I selected all of the columns except “1-week change” because I didn’t think time dependant relative rankings would be an important variable for quantifying the overall strength of the team.
library(stringr)
library(XML)
library(rvest)
library(tibble)
url<-"https://projects.fivethirtyeight.com/2020-mlb-predictions/"
predict_parsed<-read_html(url)
tables<-html_table(predict_parsed, fill=TRUE)
mlb<-tables[[1]]
mlb<-mlb[, c(1,2,3,5,6,7,8,9)]
I followed the methods outlined in the text to rename the columns and extract the team name and current win total from a value that looked like this.
colnames(mlb)<-c("name", "division", "rating", "avgSim", "runDiff", "playoffs", "division", "WS")
mlb<-mlb[3:32 ,]
print(mlb$name[1])
## [1] "Dodgers24-10Dodgers"
name_clean<-unlist(mlb$name)
name_clean<-str_extract(mlb$name, "[^[:digit:]]+")
win_clean<-unlist(mlb$name)
win_clean<-str_extract(mlb$name,"[[:digit:]]{2}+")
loss_clean<-unlist(mlb$name)
loss_clean<-str_extract(mlb$name, "[-][[:digit:]]{2}+")
#because the Dodgers have lost less than 10 games, a null gets entered. I will manually input it now
loss_clean[1]<-"-09"
loss_clean<-str_sub(loss_clean, 2 , 3)
mlb<-add_column(mlb, win_clean, .after = "name")
## Warning: The `.data` argument of `add_column()` must have unique names as of tibble 3.0.0.
## Use `.name_repair = "minimal"`.
## This warning is displayed once every 8 hours.
## Call `lifecycle::last_warnings()` to see where this warning was generated.
mlb<-add_column(mlb,loss_clean, .after ="win_clean")
mlb$name<-name_clean
This is the end result
library(htmlTable)
htmlTable(head(mlb))
| name | win_clean | loss_clean | division | rating | avgSim | runDiff | playoffs | division.1 | WS | |
|---|---|---|---|---|---|---|---|---|---|---|
| 3 | Dodgers | 24 | 09 | NL West | 1595 | 40-20 | +111 |
99% |
94% | 25% |
| 4 | Yankees | 17 | 13 | AL East | 1568 | 36-24 | +55 | 98% | 30% | 12% |
| 5 | Astros | 18 | 14 | AL West | 1566 | 34-26 | +42 | 98% | 29% | 10% |
| 6 | Rays | 22 | 11 | AL East | 1550 | 37-23 | +47 |
99% |
68% | 8% |
| 7 | Twins | 20 | 14 | AL Central | 1545 | 35-25 | +45 | 97% | 30% | 5% |
| 8 | Indians | 21 | 12 | AL Central | 1542 | 37-23 | +63 |
99% |
54% | 6% |
Having completed this assignment, there are several things I would like to research further.

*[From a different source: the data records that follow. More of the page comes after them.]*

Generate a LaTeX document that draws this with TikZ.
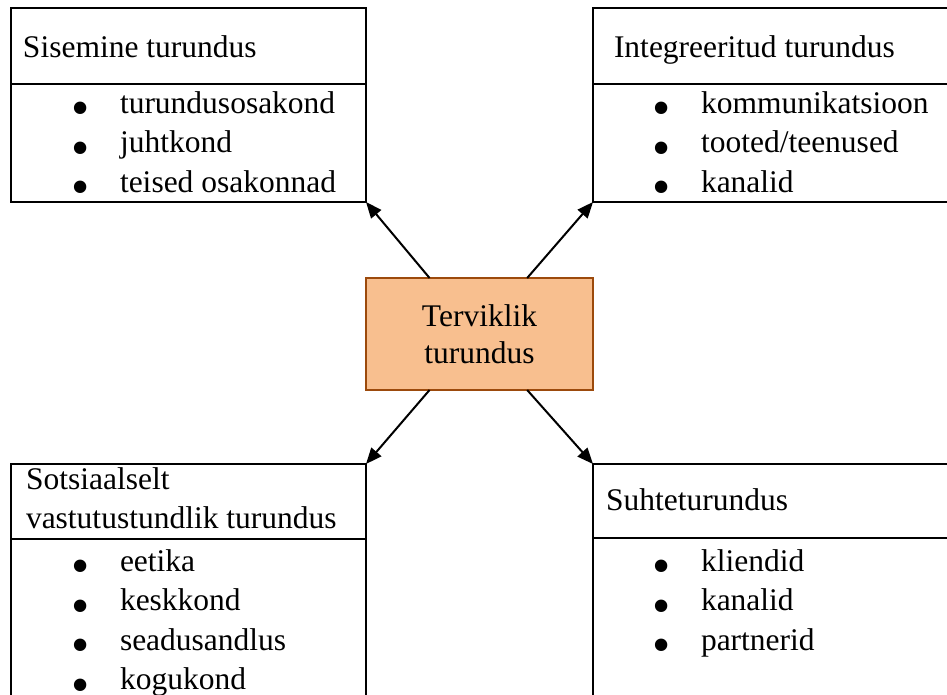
\documentclass[tikz,border=0pt]{standalone}
\usepackage{fontspec}
\setmainfont{Liberation Serif}
\usetikzlibrary{arrows.meta,calc}
\definecolor{peach}{RGB}{248,191,143}
\definecolor{brownedge}{RGB}{156,74,12}
\begin{document}
\begin{tikzpicture}[x=1pt,y=-1pt,
  panel/.style={draw=black,line width=2pt,outer sep=0pt,inner sep=0pt,anchor=north west},
  lbl/.style={inner sep=0pt,outer sep=0pt,anchor=base west,font=\fontsize{31.5pt}{40pt}\selectfont},
  bul/.style={inner sep=0pt,outer sep=0pt,anchor=base,yshift=-12.5pt,font=\fontsize{52pt}{60pt}\selectfont},
  link/.style={line width=2pt,-{Triangle[length=16pt,width=13pt]}}]
\useasboundingbox (0,0) rectangle (947,694);
\clip (0,0) rectangle (947,694);
% panels
\node[panel,minimum width=355pt,minimum height=76pt] (tlh) at (11,8) {};
\node[panel,minimum width=355pt,minimum height=118pt] (tlb) at (11,84) {};
\node[panel,minimum width=380pt,minimum height=76pt] (trh) at (593,8) {};
\node[panel,minimum width=380pt,minimum height=118pt] (trb) at (593,84) {};
\node[panel,minimum width=355pt,minimum height=75pt] (blh) at (11,464) {};
\node[panel,minimum width=355pt,minimum height=200pt] (blb) at (11,539) {};
\node[panel,minimum width=380pt,minimum height=74pt] (brh) at (593,464) {};
\node[panel,minimum width=380pt,minimum height=200pt] (brb) at (593,538) {};
% headers
\node[lbl] (tltitle) at (23,57) {Sisemine turundus};
\node[lbl] (trtitle) at (614,57) {Integreeritud turundus};
\node[lbl] (bltitle1) at (26,489) {Sotsiaalselt};
\node[lbl] (bltitle2) at (26,528) {vastutustundlik turundus};
\node[lbl] (brtitle) at (606,510) {Suhteturundus};
% lists
\foreach \t [count=\i] in {turundusosakond,juhtkond,teised osakonnad}{
  \node[bul] (tlbul\i) at (81,{113+39.5*(\i-1)}) {\textbullet};
  \node[lbl] (tlitem\i) at (120,{113+39.5*(\i-1)}) {\t};
}
\foreach \t [count=\i] in {kommunikatsioon,tooted/teenused,kanalid}{
  \node[bul] (trbul\i) at (662,{113+39.5*(\i-1)}) {\textbullet};
  \node[lbl] (tritem\i) at (701,{113+39.5*(\i-1)}) {\t};
}
\foreach \t [count=\i] in {eetika,keskkond,seadusandlus,kogukond}{
  \node[bul] (blbul\i) at (81,{571+39.5*(\i-1)}) {\textbullet};
  \node[lbl] (blitem\i) at (120,{571+39.5*(\i-1)}) {\t};
}
\foreach \t [count=\i] in {kliendid,kanalid,partnerid}{
  \node[bul] (brbul\i) at (662,{571+39.5*(\i-1)}) {\textbullet};
  \node[lbl] (britem\i) at (701,{571+39.5*(\i-1)}) {\t};
}
% centre
\node[draw=brownedge,fill=peach,line width=2pt,outer sep=0pt,minimum width=227pt,minimum height=112pt,
      align=center,font=\fontsize{31.5pt}{37pt}\selectfont] (c) at (479.5,334) {Terviklik\\turundus};
% arrows
\draw[link] ($(c.north west)!0.28!(c.north east)$) -- (tlb.south east);
\draw[link] ($(c.north west)!0.71!(c.north east)$) -- (trb.south west);
\draw[link] ($(c.south west)!0.28!(c.south east)$) -- (blh.north east);
\draw[link] ($(c.south west)!0.71!(c.south east)$) -- (brh.north west);
\end{tikzpicture}
\end{document}
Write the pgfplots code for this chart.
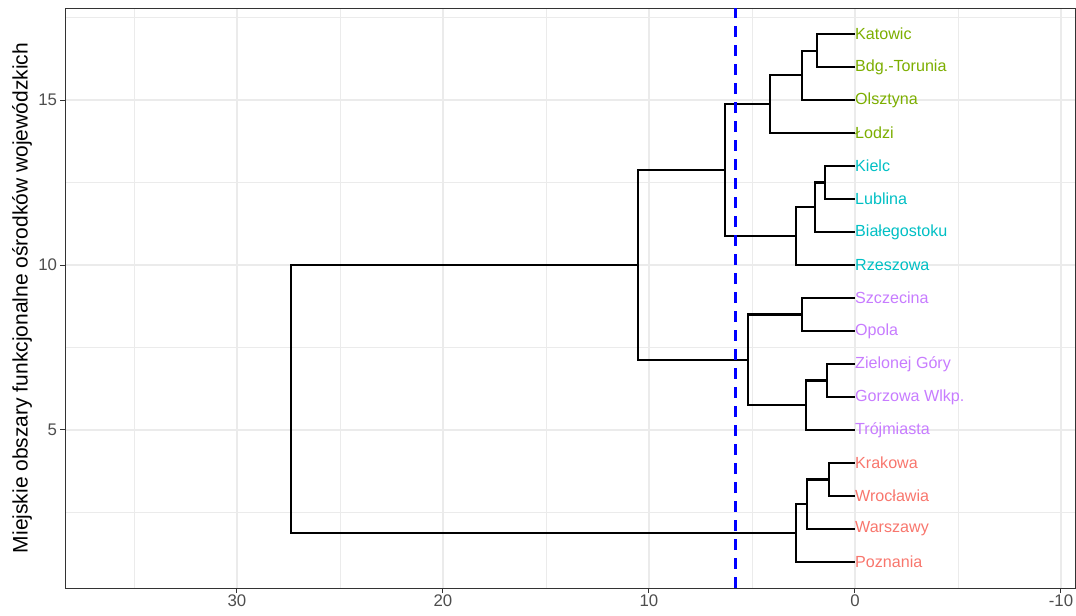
\documentclass[border=0pt]{standalone}
\usepackage{fontspec}
\setmainfont{Liberation Sans}
\usepackage{pgfplots}
\pgfplotsset{compat=1.18}
\definecolor{cgreen}{HTML}{7CAE00}
\definecolor{ccyan}{HTML}{00BFC4}
\definecolor{cpurple}{HTML}{C77CFF}
\definecolor{cred}{HTML}{F8766D}
\definecolor{gridc}{HTML}{EBEBEB}
\definecolor{tickc}{HTML}{4D4D4D}
\definecolor{framec}{HTML}{333333}
\begin{document}
\begin{tikzpicture}
\begin{axis}[
  scale only axis, width=1010pt, height=580pt,
  x dir=reverse,
  xmin=-10.68, xmax=38.35, ymin=0.21, ymax=17.79,
  xtick={30,20,10,0,-10}, ytick={5,10,15},
  minor xtick={35,25,15,5,-5}, minor ytick={2.5,7.5,12.5,17.5},
  xtick pos=bottom, ytick pos=left,
  grid=both,
  major grid style={gridc, line width=1.1pt},
  minor grid style={gridc, line width=0.55pt},
  axis line style={framec, line width=0.6pt},
  tick align=outside, major tick length=4.5pt, minor tick length=0pt,
  tick style={framec, line width=1pt},
  xticklabel style={font=\fontsize{16.8}{16.8}\selectfont, color=tickc, yshift=1pt},
  yticklabel style={font=\fontsize{16.8}{16.8}\selectfont, color=tickc},
  /pgf/number format/assume math mode=true,
  ylabel={Miejskie obszary funkcjonalne ośrodków wojewódzkich},
  ylabel style={font=\fontsize{21}{21}\selectfont, at={([xshift=-43pt]rel axis cs:0,0.5)}, anchor=center},
  clip=true,
  seg/.style={black, line width=2.1pt, line join=miter, mark=none},
]
\addplot[seg] coordinates {(0,17) (1.83,17) (1.83,16) (0,16)};
\addplot[seg] coordinates {(1.83,16.5) (2.58,16.5) (2.58,15) (0,15)};
\addplot[seg] coordinates {(2.58,15.75) (4.14,15.75) (4.14,14) (0,14)};
\addplot[seg] coordinates {(0,13) (1.44,13) (1.44,12) (0,12)};
\addplot[seg] coordinates {(1.44,12.5) (1.95,12.5) (1.95,11) (0,11)};
\addplot[seg] coordinates {(1.95,11.75) (2.86,11.75) (2.86,10) (0,10)};
\addplot[seg] coordinates {(4.14,14.875) (6.31,14.875) (6.31,10.875) (2.86,10.875)};
\addplot[seg] coordinates {(0,9) (2.58,9) (2.58,8) (0,8)};
\addplot[seg] coordinates {(0,7) (1.34,7) (1.34,6) (0,6)};
\addplot[seg] coordinates {(1.34,6.5) (2.39,6.5) (2.39,5) (0,5)};
\addplot[seg] coordinates {(2.58,8.5) (5.21,8.5) (5.21,5.75) (2.39,5.75)};
\addplot[seg] coordinates {(6.31,12.875) (10.53,12.875) (10.53,7.125) (5.21,7.125)};
\addplot[seg] coordinates {(0,4) (1.26,4) (1.26,3) (0,3)};
\addplot[seg] coordinates {(1.26,3.5) (2.31,3.5) (2.31,2) (0,2)};
\addplot[seg] coordinates {(2.31,2.75) (2.86,2.75) (2.86,1) (0,1)};
\addplot[seg] coordinates {(10.53,10) (27.38,10) (27.38,1.875) (2.86,1.875)};
\addplot[blue, mark=none, line width=3pt, dash pattern=on 11pt off 8pt] coordinates {(5.78,0.21) (5.78,17.79)};
\begin{scope}[every node/.style={anchor=west, inner sep=0pt, font=\fontsize{16.1}{16.1}\selectfont}]
\node[text=cgreen] at (axis cs:0,17) {Katowic};
\node[text=cgreen] at (axis cs:0,16) {Bdg.-Torunia};
\node[text=cgreen] at (axis cs:0,15) {Olsztyna};
\node[text=cgreen] at (axis cs:0,14) {Łodzi};
\node[text=ccyan] at (axis cs:0,13) {Kielc};
\node[text=ccyan] at (axis cs:0,12) {Lublina};
\node[text=ccyan] at (axis cs:0,11) {Białegostoku};
\node[text=ccyan] at (axis cs:0,10) {Rzeszowa};
\node[text=cpurple] at (axis cs:0,9) {Szczecina};
\node[text=cpurple] at (axis cs:0,8) {Opola};
\node[text=cpurple] at (axis cs:0,7) {Zielonej Góry};
\node[text=cpurple] at (axis cs:0,6) {Gorzowa Wlkp.};
\node[text=cpurple] at (axis cs:0,5) {Trójmiasta};
\node[text=cred] at (axis cs:0,4) {Krakowa};
\node[text=cred] at (axis cs:0,3) {Wrocławia};
\node[text=cred] at (axis cs:0,2) {Warszawy};
\node[text=cred] at (axis cs:0,1) {Poznania};
\end{scope}
\coordinate (bl) at (rel axis cs:0,0);
\coordinate (tr) at (rel axis cs:1,1);
\end{axis}
\pgfresetboundingbox
\useasboundingbox ([xshift=-65pt,yshift=-27pt]bl) rectangle ([xshift=1pt,yshift=8pt]tr);
\end{tikzpicture}
\end{document}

The most glaring is why the formatting of my htmlTable for this database seems like the fonts are different sizes in different columns. I have not used the library ‘htmlTable’ before, but I’m sure I will learn the nuances as I grow with it.
If I were to do some analysis on this, I think my first step would be to find how the current record and the rating or run differential related to the final projected record. Once this relationship was established, I would then try to figure out how they parlay that into the odds to make the playoffs.